>> start Source material

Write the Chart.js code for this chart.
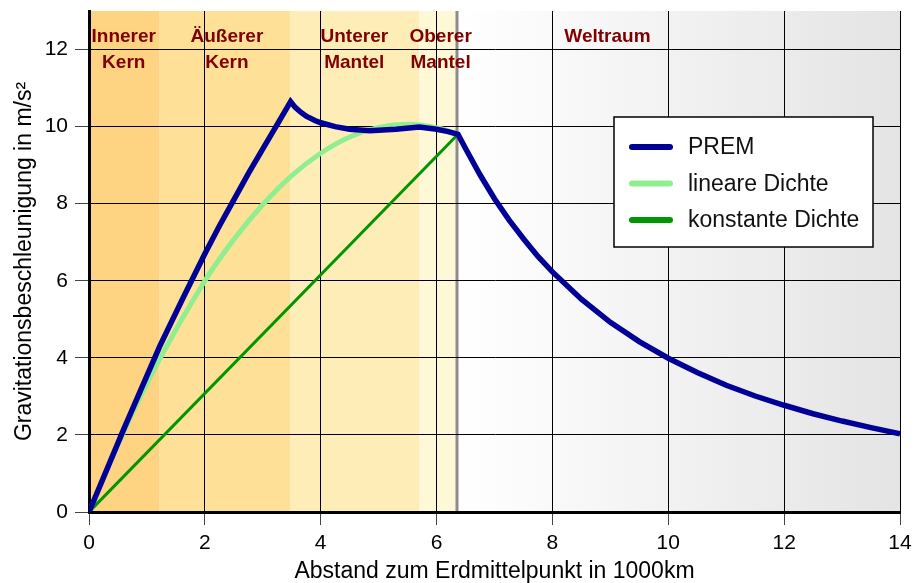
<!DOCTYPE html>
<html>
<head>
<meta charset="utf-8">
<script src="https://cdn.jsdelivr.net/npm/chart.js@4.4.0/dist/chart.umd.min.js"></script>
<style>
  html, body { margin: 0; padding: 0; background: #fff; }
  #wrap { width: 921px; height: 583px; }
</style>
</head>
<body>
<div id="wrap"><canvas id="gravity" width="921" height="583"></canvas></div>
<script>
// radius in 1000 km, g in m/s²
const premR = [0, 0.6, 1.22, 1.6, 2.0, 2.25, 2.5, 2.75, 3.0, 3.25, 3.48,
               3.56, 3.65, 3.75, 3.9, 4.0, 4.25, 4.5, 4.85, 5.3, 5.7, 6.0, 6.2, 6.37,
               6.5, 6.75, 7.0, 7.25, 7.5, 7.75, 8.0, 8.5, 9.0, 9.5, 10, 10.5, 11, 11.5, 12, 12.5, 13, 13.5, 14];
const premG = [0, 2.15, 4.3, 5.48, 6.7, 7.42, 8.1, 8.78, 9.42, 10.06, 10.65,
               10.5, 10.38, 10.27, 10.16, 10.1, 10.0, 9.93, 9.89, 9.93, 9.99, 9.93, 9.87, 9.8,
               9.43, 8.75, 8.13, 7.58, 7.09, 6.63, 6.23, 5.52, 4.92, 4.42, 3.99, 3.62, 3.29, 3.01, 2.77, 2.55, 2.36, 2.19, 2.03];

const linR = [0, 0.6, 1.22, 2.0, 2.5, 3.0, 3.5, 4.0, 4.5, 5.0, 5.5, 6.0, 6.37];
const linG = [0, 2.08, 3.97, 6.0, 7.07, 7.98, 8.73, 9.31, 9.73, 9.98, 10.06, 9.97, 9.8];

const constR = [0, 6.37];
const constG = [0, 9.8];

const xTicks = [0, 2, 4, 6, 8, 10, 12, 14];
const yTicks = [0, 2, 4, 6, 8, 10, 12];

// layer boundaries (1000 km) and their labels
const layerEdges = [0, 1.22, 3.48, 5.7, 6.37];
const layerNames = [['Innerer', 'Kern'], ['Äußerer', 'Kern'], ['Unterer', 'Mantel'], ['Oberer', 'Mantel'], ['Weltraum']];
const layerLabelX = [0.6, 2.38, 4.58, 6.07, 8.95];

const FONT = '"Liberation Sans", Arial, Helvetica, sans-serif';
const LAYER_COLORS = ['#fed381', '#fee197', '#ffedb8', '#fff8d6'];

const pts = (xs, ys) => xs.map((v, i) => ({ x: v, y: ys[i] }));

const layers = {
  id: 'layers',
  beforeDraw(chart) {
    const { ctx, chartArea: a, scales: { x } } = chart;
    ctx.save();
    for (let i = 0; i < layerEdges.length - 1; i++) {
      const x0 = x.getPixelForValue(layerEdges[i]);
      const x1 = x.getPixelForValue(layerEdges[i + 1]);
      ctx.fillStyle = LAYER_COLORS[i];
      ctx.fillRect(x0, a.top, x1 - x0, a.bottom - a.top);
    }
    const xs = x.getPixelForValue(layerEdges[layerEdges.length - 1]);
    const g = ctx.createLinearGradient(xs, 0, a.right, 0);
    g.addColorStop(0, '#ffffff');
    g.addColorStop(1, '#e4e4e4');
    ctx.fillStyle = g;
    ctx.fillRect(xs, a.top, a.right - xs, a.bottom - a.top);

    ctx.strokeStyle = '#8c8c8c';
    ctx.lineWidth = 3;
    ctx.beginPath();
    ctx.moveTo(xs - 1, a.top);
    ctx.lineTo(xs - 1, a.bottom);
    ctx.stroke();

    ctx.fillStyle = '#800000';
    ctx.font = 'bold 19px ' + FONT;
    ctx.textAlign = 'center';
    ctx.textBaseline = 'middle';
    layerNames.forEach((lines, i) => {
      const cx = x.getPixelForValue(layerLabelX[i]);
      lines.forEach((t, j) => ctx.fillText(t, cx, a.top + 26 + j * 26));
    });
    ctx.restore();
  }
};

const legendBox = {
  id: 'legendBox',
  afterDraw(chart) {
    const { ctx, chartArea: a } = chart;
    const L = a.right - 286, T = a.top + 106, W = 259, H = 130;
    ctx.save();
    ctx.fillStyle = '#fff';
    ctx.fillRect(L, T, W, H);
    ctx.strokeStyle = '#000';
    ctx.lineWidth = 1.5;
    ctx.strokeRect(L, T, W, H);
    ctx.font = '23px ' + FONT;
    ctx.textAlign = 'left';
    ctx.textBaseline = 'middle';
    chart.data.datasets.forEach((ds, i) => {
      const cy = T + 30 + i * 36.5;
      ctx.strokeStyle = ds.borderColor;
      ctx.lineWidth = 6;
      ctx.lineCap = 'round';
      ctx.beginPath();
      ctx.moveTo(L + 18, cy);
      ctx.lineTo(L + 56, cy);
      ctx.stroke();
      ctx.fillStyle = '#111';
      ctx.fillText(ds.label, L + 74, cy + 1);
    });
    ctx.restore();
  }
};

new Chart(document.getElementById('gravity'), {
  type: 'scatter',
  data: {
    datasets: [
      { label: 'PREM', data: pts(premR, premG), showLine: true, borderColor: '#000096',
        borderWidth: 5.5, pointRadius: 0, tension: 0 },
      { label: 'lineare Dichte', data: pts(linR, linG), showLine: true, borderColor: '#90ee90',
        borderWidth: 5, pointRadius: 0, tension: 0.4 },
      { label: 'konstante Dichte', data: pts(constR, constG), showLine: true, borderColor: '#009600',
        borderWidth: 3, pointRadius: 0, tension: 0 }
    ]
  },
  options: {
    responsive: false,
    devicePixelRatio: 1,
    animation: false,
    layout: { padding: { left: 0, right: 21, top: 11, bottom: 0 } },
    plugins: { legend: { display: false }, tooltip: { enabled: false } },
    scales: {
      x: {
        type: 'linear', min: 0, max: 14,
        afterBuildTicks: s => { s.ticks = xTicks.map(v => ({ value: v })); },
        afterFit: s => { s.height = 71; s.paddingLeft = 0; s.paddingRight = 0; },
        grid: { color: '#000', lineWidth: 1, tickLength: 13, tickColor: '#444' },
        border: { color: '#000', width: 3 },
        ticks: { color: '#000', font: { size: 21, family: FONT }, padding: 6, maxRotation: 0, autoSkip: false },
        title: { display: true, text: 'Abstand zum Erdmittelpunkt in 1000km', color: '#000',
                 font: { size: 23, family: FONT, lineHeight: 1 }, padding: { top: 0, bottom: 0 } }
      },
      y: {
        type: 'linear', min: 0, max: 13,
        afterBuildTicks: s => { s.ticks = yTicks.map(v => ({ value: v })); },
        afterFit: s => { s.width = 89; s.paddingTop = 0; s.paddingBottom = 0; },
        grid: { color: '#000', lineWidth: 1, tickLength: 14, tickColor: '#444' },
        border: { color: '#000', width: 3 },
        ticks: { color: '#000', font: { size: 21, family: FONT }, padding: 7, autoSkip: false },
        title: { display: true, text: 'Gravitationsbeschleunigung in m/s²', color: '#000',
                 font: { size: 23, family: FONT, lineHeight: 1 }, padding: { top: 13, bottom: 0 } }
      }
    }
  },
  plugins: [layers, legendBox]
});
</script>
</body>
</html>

>> end Source material

§ Written instruction
Print out the material word for word, omitting the pictures.

§ Finished task
Write the Chart.js code for this chart.
<!DOCTYPE html>
<html>
<head>
<meta charset="utf-8">
<script src="https://cdn.jsdelivr.net/npm/chart.js@4.4.0/dist/chart.umd.min.js"></script>
<style>
  html, body { margin: 0; padding: 0; background: #fff; }
  #wrap { width: 921px; height: 583px; }
</style>
</head>
<body>
<div id="wrap"><canvas id="gravity" width="921" height="583"></canvas></div>
<script>
// radius in 1000 km, g in m/s²
const premR = [0, 0.6, 1.22, 1.6, 2.0, 2.25, 2.5, 2.75, 3.0, 3.25, 3.48,
               3.56, 3.65, 3.75, 3.9, 4.0, 4.25, 4.5, 4.85, 5.3, 5.7, 6.0, 6.2, 6.37,
               6.5, 6.75, 7.0, 7.25, 7.5, 7.75, 8.0, 8.5, 9.0, 9.5, 10, 10.5, 11, 11.5, 12, 12.5, 13, 13.5, 14];
const premG = [0, 2.15, 4.3, 5.48, 6.7, 7.42, 8.1, 8.78, 9.42, 10.06, 10.65,
               10.5, 10.38, 10.27, 10.16, 10.1, 10.0, 9.93, 9.89, 9.93, 9.99, 9.93, 9.87, 9.8,
               9.43, 8.75, 8.13, 7.58, 7.09, 6.63, 6.23, 5.52, 4.92, 4.42, 3.99, 3.62, 3.29, 3.01, 2.77, 2.55, 2.36, 2.19, 2.03];

const linR = [0, 0.6, 1.22, 2.0, 2.5, 3.0, 3.5, 4.0, 4.5, 5.0, 5.5, 6.0, 6.37];
const linG = [0, 2.08, 3.97, 6.0, 7.07, 7.98, 8.73, 9.31, 9.73, 9.98, 10.06, 9.97, 9.8];

const constR = [0, 6.37];
const constG = [0, 9.8];

const xTicks = [0, 2, 4, 6, 8, 10, 12, 14];
const yTicks = [0, 2, 4, 6, 8, 10, 12];

// layer boundaries (1000 km) and their labels
const layerEdges = [0, 1.22, 3.48, 5.7, 6.37];
const layerNames = [['Innerer', 'Kern'], ['Äußerer', 'Kern'], ['Unterer', 'Mantel'], ['Oberer', 'Mantel'], ['Weltraum']];
const layerLabelX = [0.6, 2.38, 4.58, 6.07, 8.95];

const FONT = '"Liberation Sans", Arial, Helvetica, sans-serif';
const LAYER_COLORS = ['#fed381', '#fee197', '#ffedb8', '#fff8d6'];

const pts = (xs, ys) => xs.map((v, i) => ({ x: v, y: ys[i] }));

const layers = {
  id: 'layers',
  beforeDraw(chart) {
    const { ctx, chartArea: a, scales: { x } } = chart;
    ctx.save();
    for (let i = 0; i < layerEdges.length - 1; i++) {
      const x0 = x.getPixelForValue(layerEdges[i]);
      const x1 = x.getPixelForValue(layerEdges[i + 1]);
      ctx.fillStyle = LAYER_COLORS[i];
      ctx.fillRect(x0, a.top, x1 - x0, a.bottom - a.top);
    }
    const xs = x.getPixelForValue(layerEdges[layerEdges.length - 1]);
    const g = ctx.createLinearGradient(xs, 0, a.right, 0);
    g.addColorStop(0, '#ffffff');
    g.addColorStop(1, '#e4e4e4');
    ctx.fillStyle = g;
    ctx.fillRect(xs, a.top, a.right - xs, a.bottom - a.top);

    ctx.strokeStyle = '#8c8c8c';
    ctx.lineWidth = 3;
    ctx.beginPath();
    ctx.moveTo(xs - 1, a.top);
    ctx.lineTo(xs - 1, a.bottom);
    ctx.stroke();

    ctx.fillStyle = '#800000';
    ctx.font = 'bold 19px ' + FONT;
    ctx.textAlign = 'center';
    ctx.textBaseline = 'middle';
    layerNames.forEach((lines, i) => {
      const cx = x.getPixelForValue(layerLabelX[i]);
      lines.forEach((t, j) => ctx.fillText(t, cx, a.top + 26 + j * 26));
    });
    ctx.restore();
  }
};

const legendBox = {
  id: 'legendBox',
  afterDraw(chart) {
    const { ctx, chartArea: a } = chart;
    const L = a.right - 286, T = a.top + 106, W = 259, H = 130;
    ctx.save();
    ctx.fillStyle = '#fff';
    ctx.fillRect(L, T, W, H);
    ctx.strokeStyle = '#000';
    ctx.lineWidth = 1.5;
    ctx.strokeRect(L, T, W, H);
    ctx.font = '23px ' + FONT;
    ctx.textAlign = 'left';
    ctx.textBaseline = 'middle';
    chart.data.datasets.forEach((ds, i) => {
      const cy = T + 30 + i * 36.5;
      ctx.strokeStyle = ds.borderColor;
      ctx.lineWidth = 6;
      ctx.lineCap = 'round';
      ctx.beginPath();
      ctx.moveTo(L + 18, cy);
      ctx.lineTo(L + 56, cy);
      ctx.stroke();
      ctx.fillStyle = '#111';
      ctx.fillText(ds.label, L + 74, cy + 1);
    });
    ctx.restore();
  }
};

new Chart(document.getElementById('gravity'), {
  type: 'scatter',
  data: {
    datasets: [
      { label: 'PREM', data: pts(premR, premG), showLine: true, borderColor: '#000096',
        borderWidth: 5.5, pointRadius: 0, tension: 0 },
      { label: 'lineare Dichte', data: pts(linR, linG), showLine: true, borderColor: '#90ee90',
        borderWidth: 5, pointRadius: 0, tension: 0.4 },
      { label: 'konstante Dichte', data: pts(constR, constG), showLine: true, borderColor: '#009600',
        borderWidth: 3, pointRadius: 0, tension: 0 }
    ]
  },
  options: {
    responsive: false,
    devicePixelRatio: 1,
    animation: false,
    layout: { padding: { left: 0, right: 21, top: 11, bottom: 0 } },
    plugins: { legend: { display: false }, tooltip: { enabled: false } },
    scales: {
      x: {
        type: 'linear', min: 0, max: 14,
        afterBuildTicks: s => { s.ticks = xTicks.map(v => ({ value: v })); },
        afterFit: s => { s.height = 71; s.paddingLeft = 0; s.paddingRight = 0; },
        grid: { color: '#000', lineWidth: 1, tickLength: 13, tickColor: '#444' },
        border: { color: '#000', width: 3 },
        ticks: { color: '#000', font: { size: 21, family: FONT }, padding: 6, maxRotation: 0, autoSkip: false },
        title: { display: true, text: 'Abstand zum Erdmittelpunkt in 1000km', color: '#000',
                 font: { size: 23, family: FONT, lineHeight: 1 }, padding: { top: 0, bottom: 0 } }
      },
      y: {
        type: 'linear', min: 0, max: 13,
        afterBuildTicks: s => { s.ticks = yTicks.map(v => ({ value: v })); },
        afterFit: s => { s.width = 89; s.paddingTop = 0; s.paddingBottom = 0; },
        grid: { color: '#000', lineWidth: 1, tickLength: 14, tickColor: '#444' },
        border: { color: '#000', width: 3 },
        ticks: { color: '#000', font: { size: 21, family: FONT }, padding: 7, autoSkip: false },
        title: { display: true, text: 'Gravitationsbeschleunigung in m/s²', color: '#000',
                 font: { size: 23, family: FONT, lineHeight: 1 }, padding: { top: 13, bottom: 0 } }
      }
    }
  },
  plugins: [layers, legendBox]
});
</script>
</body>
</html>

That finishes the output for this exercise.